Tongjilibo / bert4vector

向量计算、存储、检索、相似度计算
Apache License 2.0
7 stars 0 forks source link

英文检索准确度不高的原因 #1

Open zzkrzxx opened 2 weeks ago

zzkrzxx commented 2 weeks ago

英文检索

选取的embedding模型为BAAI/bge-large-en-v1.5,参考examples/faiss_search.py进行英文检索,效果很差,请问一下可能的原因是什么呢?

Tongjilibo commented 1 week ago

如果不使用faiss,而直接用BertSimilariy试试正常吗

from bert4vector.core import BertSimilarity

model = BertSimilarity('/data/pretrain_ckpt/embedding/BAAI--bge-base-en-v1.5')

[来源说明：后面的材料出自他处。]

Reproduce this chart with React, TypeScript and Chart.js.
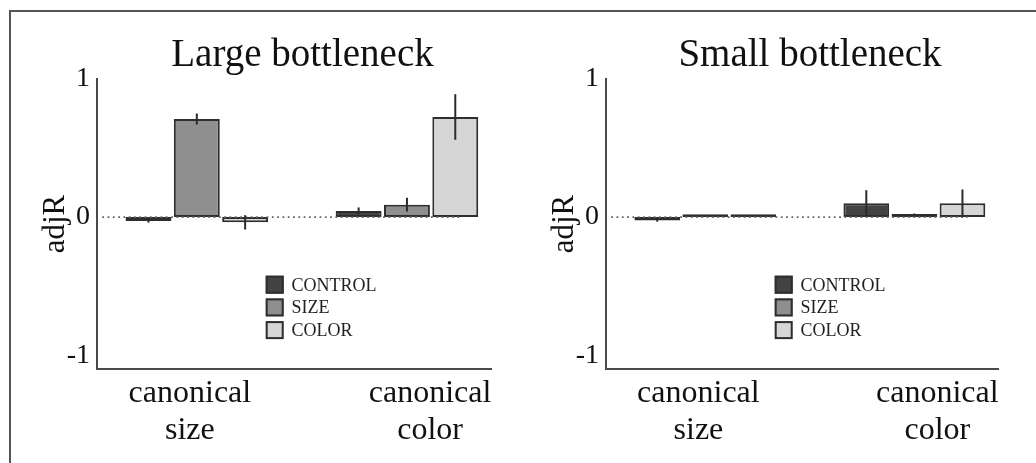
import React, { useEffect, useRef } from 'react';
import { Chart, registerables } from 'chart.js';

Chart.register(...registerables);

// ---------- data ----------
const seriesNames = ['CONTROL', 'SIZE', 'COLOR'];
const seriesFill = ['#434343', '#8f8f8f', '#d6d6d6'];
const groupX = [1, 2];
const xTickValues = [0.967, 2.11];
const xTickLabels = [['canonical', 'size'], ['canonical', 'color']];
const yTickValues = [-1, 0, 1];
const yTickLabels = ['-1', '0', '1'];
const zeroLineX = [0.55, 2.255];

const largeTitle = 'Large bottleneck';
const largeControl = [-0.028, 0.045];
const largeControlErr = [0.012, 0.025];
const largeSize = [0.71, 0.09];
const largeSizeErr = [0.04, 0.05];
const largeColor = [-0.038, 0.725];
const largeColorErr = [0.052, 0.165];

const smallTitle = 'Small bottleneck';
const smallControl = [-0.025, 0.1];
const smallControlErr = [0.008, 0.095];
const smallSize = [0.02, 0.022];
const smallSizeErr = [0, 0.004];
const smallColor = [0.02, 0.1];
const smallColorErr = [0, 0.1];

const FONT = "'Liberation Serif', 'Times New Roman', serif";

const errorBarPlugin = {
  id: 'errorBars',
  afterDatasetsDraw(chart: any) {
    const ctx = chart.ctx;
    const ys = chart.scales.y;
    chart.data.datasets.forEach((ds: any, i: number) => {
      if (!ds.errors) return;
      const meta = chart.getDatasetMeta(i);
      meta.data.forEach((el: any, j: number) => {
        const v = ds.data[j].y;
        const e = ds.errors[j];
        if (!e) return;
        ctx.save();
        ctx.strokeStyle = '#2b2b2b';
        ctx.lineWidth = 2;
        ctx.beginPath();
        ctx.moveTo(el.x, ys.getPixelForValue(v + e));
        ctx.lineTo(el.x, ys.getPixelForValue(v - e));
        ctx.stroke();
        ctx.restore();
      });
    });
  },
};

const innerLegendPlugin = {
  id: 'innerLegend',
  afterDraw(chart: any, _args: any, opts: any) {
    const { ctx, chartArea } = chart;
    const x0 = chartArea.left + opts.dx;
    let y = chartArea.top + opts.dy;
    const box = opts.box;
    chart.data.datasets.forEach((ds: any) => {
      if (ds.type !== 'bar') return;
      ctx.save();
      ctx.fillStyle = ds.backgroundColor;
      ctx.fillRect(x0, y, box, box);
      ctx.strokeStyle = '#2e2e2e';
      ctx.lineWidth = 2;
      ctx.strokeRect(x0 + 1, y + 1, box - 2, box - 2);
      ctx.fillStyle = '#222';
      ctx.font = `${opts.fontSize}px ${FONT}`;
      ctx.textBaseline = 'middle';
      ctx.textAlign = 'left';
      ctx.fillText(ds.label, x0 + box + opts.textGap, y + box / 2 + 1.3);
      ctx.restore();
      y += opts.step;
    });
  },
};

type PanelProps = {
  title: string;
  values: number[][];
  errors: number[][];
  left: number;
  top: number;
  width: number;
  height: number;
  axisW: number;
  rightW: number;
};

function Panel(p: PanelProps) {
  const ref = useRef<HTMLCanvasElement | null>(null);
  useEffect(() => {
    if (!ref.current) return;
    const datasets: any[] = seriesNames.map((name, k) => ({
      type: 'bar',
      label: name,
      data: groupX.map((x, j) => ({ x, y: p.values[k][j] })),
      errors: p.errors[k],
      backgroundColor: seriesFill[k],
      borderColor: '#2e2e2e',
      borderWidth: 2,
      borderSkipped: false,
      categoryPercentage: 0.69,
      barPercentage: 0.95,
      order: 1,
    }));
    datasets.push({
      type: 'line',
      label: '',
      data: zeroLineX.map((x) => ({ x, y: 0 })),
      borderColor: '#666666',
      borderWidth: 1.8,
      borderDash: [1.8, 3.5],
      pointRadius: 0,
      fill: false,
      order: 0,
    });
    const chart = new Chart(ref.current, {
      type: 'bar',
      data: { datasets },
      plugins: [errorBarPlugin, innerLegendPlugin],
      options: {
        animation: false,
        responsive: false,
        devicePixelRatio: 1,
        events: [],
        layout: { padding: 0 },
        plugins: {
          legend: { display: false },
          tooltip: { enabled: false },
          title: {
            display: true,
            text: p.title,
            color: '#111',
            font: { family: FONT, size: 39, weight: 'normal' },
            padding: { top: 19, bottom: 0.2 },
          },
          innerLegend: { dx: 168.7, dy: 196.7, box: 18, step: 22.7, textGap: 7.7, fontSize: 18 },
        } as any,
        scales: {
          x: {
            type: 'linear',
            min: 0.525,
            max: 2.4,
            offset: false,
            bounds: 'data',
            grid: { display: false, drawTicks: false, offset: false },
            border: { display: true, color: '#4a4a4a', width: 2 },
            ticks: {
              autoSkip: false,
              maxRotation: 0,
              padding: 5.3,
              color: '#111',
              font: { family: FONT, size: 32, lineHeight: 1.18 },
              callback: (_v: any, i: number) => xTickLabels[i],
            },
            afterBuildTicks: (s: any) => {
              s.ticks = xTickValues.map((v) => ({ value: v }));
            },
            afterFit: (s: any) => {
              s.height = p.height - 356;
            },
          },
          y: {
            type: 'linear',
            min: -1.1,
            max: 1,
            bounds: 'data',
            grid: { display: false, drawTicks: false },
            border: { display: true, color: '#4a4a4a', width: 2 },
            ticks: {
              padding: 7,
              color: '#111',
              font: { family: FONT, size: 28 },
              callback: (v: any) => {
                const idx = yTickValues.indexOf(v);
                return idx >= 0 ? yTickLabels[idx] : '';
              },
            },
            title: {
              display: true,
              text: 'adjR',
              color: '#111',
              font: { family: FONT, size: 31 },
              padding: { top: 24.9, bottom: 0 },
            },
            afterBuildTicks: (s: any) => {
              s.ticks = yTickValues.map((v) => ({ value: v }));
            },
            afterFit: (s: any) => {
              s.width = p.axisW;
            },
          },
          yR: {
            type: 'linear',
            position: 'right',
            display: true,
            grid: { display: false, drawTicks: false },
            border: { display: false },
            ticks: { display: false },
            afterFit: (s: any) => {
              s.width = p.rightW;
            },
          },
        } as any,
      },
    } as any);
    return () => chart.destroy();
  }, []);
  return (
    <canvas
      ref={ref}
      width={p.width}
      height={p.height}
      style={{ position: 'absolute', left: p.left, top: p.top, width: p.width, height: p.height }}
    />
  );
}

export default function App() {
  return (
    <div
      style={{
        position: 'fixed',
        left: 0,
        top: 0,
        width: 1036,
        height: 463,
        overflow: 'hidden',
        background: '#ffffff',
      }}
    >
      <div
        style={{
          position: 'absolute',
          left: 9,
          top: 10,
          width: 1200,
          height: 800,
          borderLeft: '2px solid #555',
          borderTop: '2px solid #555',
        }}
      />
      <Panel
        title={largeTitle}
        values={[largeControl, largeSize, largeColor]}
        errors={[largeControlErr, largeSizeErr, largeColorErr]}
        left={12}
        top={13}
        width={581}
        height={450}
        axisW={85}
        rightW={102}
      />
      <Panel
        title={smallTitle}
        values={[smallControl, smallSize, smallColor]}
        errors={[smallControlErr, smallSizeErr, smallColorErr]}
        left={521}
        top={13}
        width={578}
        height={450}
        axisW={85}
        rightW={101}
      />
    </div>
  );
}
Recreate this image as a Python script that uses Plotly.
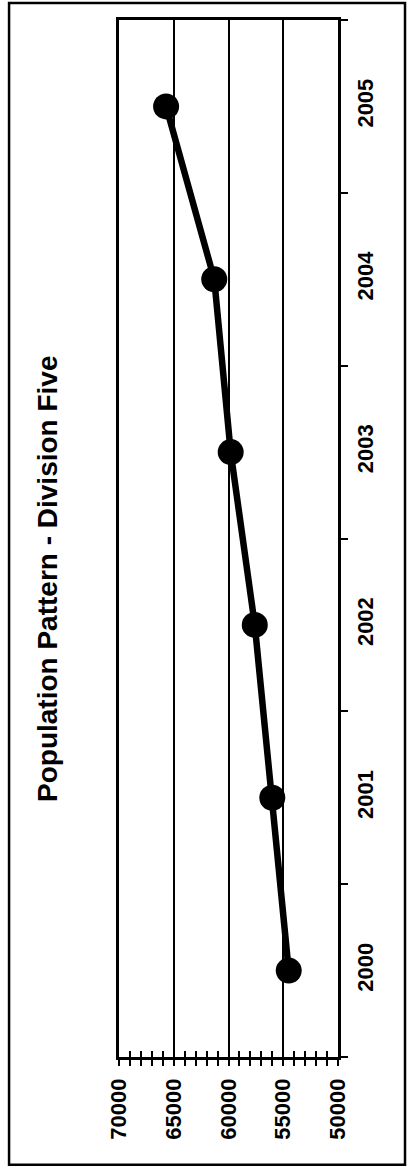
import plotly.graph_objects as go

years = ["2000", "2001", "2002", "2003", "2004", "2005"]
population = [54500, 56000, 57600, 59800, 61300, 65700]
pop_ticks = [50000, 55000, 60000, 65000, 70000]
pop_labels = ["50000", "55000", "60000", "65000", "70000"]
title_text = "Population Pattern - Division Five"

FONT = "Liberation Sans, Arial, sans-serif"

fig = go.Figure()
fig.add_trace(go.Scatter(
    x=population, y=years, mode="lines+markers",
    line=dict(color="black", width=6.5),
    marker=dict(color="black", size=26),
    showlegend=False, hoverinfo="skip",
))
# helper trace to carry the overlay axis (cross ticks)
fig.add_trace(go.Scatter(
    x=population, y=years, xaxis="x2", mode="markers",
    marker=dict(opacity=0), showlegend=False, hoverinfo="skip",
))

tickfont = dict(family=FONT, size=22, color="black", weight="bold")

fig.update_layout(
    width=415, height=1170,
    margin=dict(l=119, r=77, t=20, b=113),
    paper_bgcolor="white", plot_bgcolor="white",
    xaxis=dict(
        automargin=False,
        range=[70000, 50000], tickvals=pop_ticks, ticktext=pop_labels,
        tickangle=-90, tickfont=tickfont,
        showgrid=True, gridcolor="black", gridwidth=2,
        zeroline=False,
        showline=True, linecolor="black", linewidth=2.5, mirror=True,
        ticks="outside", ticklen=6, tickwidth=2, tickcolor="black",
        minor=dict(dtick=1000, ticks="outside", ticklen=6, tickwidth=2,
                   tickcolor="black", showgrid=False),
        ticklabelstandoff=4,
    ),
    xaxis2=dict(
        automargin=False,
        overlaying="x", side="bottom", anchor="y",
        range=[70000, 50000], tickvals=pop_ticks, showticklabels=False,
        showgrid=False, zeroline=False, showline=False,
        ticks="inside", ticklen=6, tickwidth=2, tickcolor="black",
        minor=dict(dtick=1000, ticks="inside", ticklen=6, tickwidth=2,
                   tickcolor="black", showgrid=False),
    ),
    yaxis=dict(
        automargin=False,
        type="category", categoryorder="array", categoryarray=years,
        side="right", tickangle=-90, tickfont=tickfont,
        showgrid=False, zeroline=False,
        showline=True, linecolor="black", linewidth=2.5, mirror=True,
        ticks="outside", tickson="boundaries", ticklen=7, tickwidth=2,
        tickcolor="black", ticklabelstandoff=6,
        range=[-0.5, 5.5],
    ),
    annotations=[dict(
        text=title_text, textangle=-90, showarrow=False,
        xref="paper", yref="paper", x=-0.324, y=0.461,
        xanchor="center", yanchor="middle",
        font=dict(family=FONT, size=28, color="black", weight="bold"),
    )],
    shapes=[dict(
        type="rect", xref="paper", yref="paper",
        x0=-0.502, x1=1.306, y0=-0.104, y1=1.0164,
        line=dict(color="black", width=2.5),
    )],
)

fig.write_html(
    "out.html",
    config={"displayModeBar": False},
    post_script="document.body.style.margin='0';document.body.style.overflow='hidden';",
)
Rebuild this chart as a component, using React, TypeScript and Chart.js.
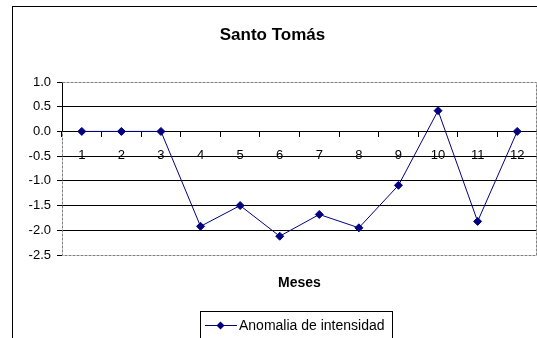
import React, { useEffect, useRef } from "react";
import { Chart, registerables } from "chart.js";

Chart.register(...registerables);

const chartTitle = "Santo Tomás";
const xAxisTitle = "Meses";
const seriesName = "Anomalia de intensidad";
const months = ["1", "2", "3", "4", "5", "6", "7", "8", "9", "10", "11", "12"];
const anomaly = [0, 0, 0, -1.92, -1.5, -2.12, -1.68, -1.95, -1.09, 0.42, -1.82, 0];
const yMin = -2.5;
const yMax = 1.0;
const yStep = 0.5;

const NAVY = "#000080";
const FONT = "'Liberation Sans', Arial, sans-serif";

const decorPlugin = {
  id: "decor",
  beforeDatasetsDraw(chart: any) {
    const { ctx, chartArea, scales } = chart;
    const l = Math.round(chartArea.left) + 0.5;
    const t = Math.round(chartArea.top) + 0.5;
    const r = Math.round(chartArea.right) - 0.5;
    const b = Math.round(chartArea.bottom) + 0.5;
    const zeroY = Math.round(scales.y.getPixelForValue(0)) + 0.5;
    ctx.save();
    ctx.lineWidth = 1;
    ctx.strokeStyle = "#808080";
    ctx.setLineDash([3, 1]);
    ctx.beginPath();
    ctx.moveTo(l, t);
    ctx.lineTo(r, t);
    ctx.lineTo(r, b);
    ctx.lineTo(l, b);
    ctx.lineTo(l, zeroY);
    ctx.stroke();
    ctx.setLineDash([]);
    ctx.strokeStyle = "#000";
    ctx.beginPath();
    ctx.moveTo(l, t);
    ctx.lineTo(l, zeroY);
    ctx.stroke();
    ctx.restore();
  },
  afterDraw(chart: any) {
    const { ctx, chartArea } = chart;
    ctx.save();
    // outer chart frame (left and top edges; right/bottom lie outside the view)
    ctx.fillStyle = "#000";
    ctx.fillRect(12, 6, chart.width - 12, 1);
    ctx.fillRect(12, 6, 1, chart.height - 6);
    // title
    ctx.textAlign = "center";
    ctx.textBaseline = "middle";
    ctx.font = `bold 17px ${FONT}`;
    ctx.fillText(chartTitle, 272.5, 35);
    // x-axis title
    ctx.font = `bold 14px ${FONT}`;
    ctx.fillText(xAxisTitle, (chartArea.left + chartArea.right) / 2, 283);
    // legend
    ctx.strokeStyle = "#000";
    ctx.lineWidth = 1;
    ctx.strokeRect(200.5, 311.5, 192, 60);
    ctx.strokeStyle = NAVY;
    ctx.beginPath();
    ctx.moveTo(205, 325.5);
    ctx.lineTo(237, 325.5);
    ctx.stroke();
    ctx.fillStyle = NAVY;
    ctx.beginPath();
    ctx.moveTo(220.5, 321.5);
    ctx.lineTo(224.5, 325.5);
    ctx.lineTo(220.5, 329.5);
    ctx.lineTo(216.5, 325.5);
    ctx.closePath();
    ctx.fill();
    ctx.fillStyle = "#000";
    ctx.textAlign = "left";
    ctx.font = `14px ${FONT}`;
    ctx.fillText(seriesName, 239, 326);
    ctx.restore();
  },
};

export default function App() {
  const ref = useRef<HTMLCanvasElement>(null);
  useEffect(() => {
    if (!ref.current) return;
    const chart = new Chart(ref.current, {
      type: "line",
      data: {
        labels: months,
        datasets: [
          {
            label: seriesName,
            data: anomaly,
            borderColor: NAVY,
            backgroundColor: NAVY,
            borderWidth: 1,
            pointStyle: "rectRot",
            pointRadius: 4,
            pointBackgroundColor: NAVY,
            pointBorderColor: NAVY,
            tension: 0,
          },
        ],
      },
      options: {
        animation: false,
        responsive: false,
        layout: { autoPadding: false, padding: { top: 82, bottom: 83, left: 0, right: 0 } },
        plugins: {
          legend: { display: false },
          title: { display: false },
          tooltip: { enabled: false },
        },
        scales: {
          x: {
            type: "category",
            offset: true,
            position: { y: 0 } as any,
            afterFit(scale: any) {
              scale.paddingLeft = 0;
              scale.paddingRight = 0;
            },
            grid: {
              display: true,
              offset: true,
              drawOnChartArea: false,
              drawTicks: true,
              tickLength: 5,
              color: "#000",
            },
            border: { display: true, color: "#000", width: 1 },
            ticks: {
              color: "#000",
              font: { family: FONT, size: 13 },
              padding: 11,
              maxRotation: 0,
              autoSkip: false,
            },
          },
          y: {
            min: yMin,
            max: yMax,
            afterFit(scale: any) {
              scale.width = 62;
              scale.paddingTop = 0;
              scale.paddingBottom = 0;
            },
            grid: {
              color: (c: any) =>
                c.tick && (c.tick.value === yMax || c.tick.value === yMin)
                  ? "rgba(0,0,0,0)"
                  : "#000",
              tickColor: "#000",
              tickLength: 5,
              lineWidth: 1,
            },
            border: { display: false },
            ticks: {
              stepSize: yStep,
              color: "#000",
              font: { family: FONT, size: 13 },
              padding: 6,
              callback: (v: any) => Number(v).toFixed(1),
            },
          },
        },
      },
      plugins: [decorPlugin],
    });
    return () => chart.destroy();
  }, []);
  return (
    <div style={{ position: "absolute", left: 0, top: 0, width: 537, height: 338, background: "#fff" }}>
      <canvas ref={ref} width={537} height={338} />
    </div>
  );
}
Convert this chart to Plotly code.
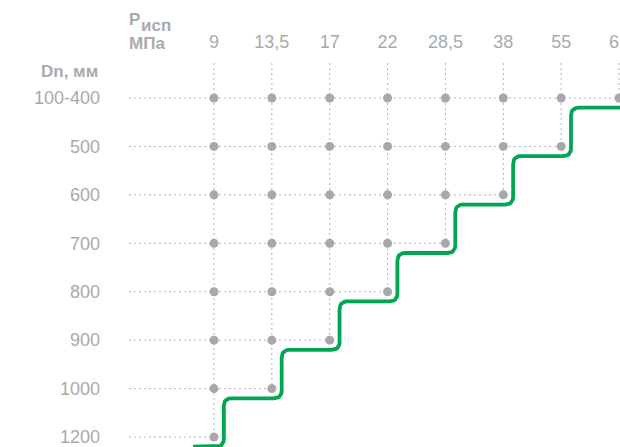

model.add_corpus(['hello', 'nice to meet you'])
model.add_corpus(['thank you very much', 'i love you'])
model.summary()
print(model.search('hi', topk=2))

以下是输出

+------------------------------------------------+
| name    | size | few_samples                   |
+------------------------------------------------+
| default | 4    | ['hello', 'nice to meet you'] |
+------------------------------------------------+
{'hi': [{'text': 'hello', 'corpus_id': 0, 'score': 0.954134464263916}, {'text': 'nice to meet you', 'corpus_id': 1, 'score': 0.769316554069519}]}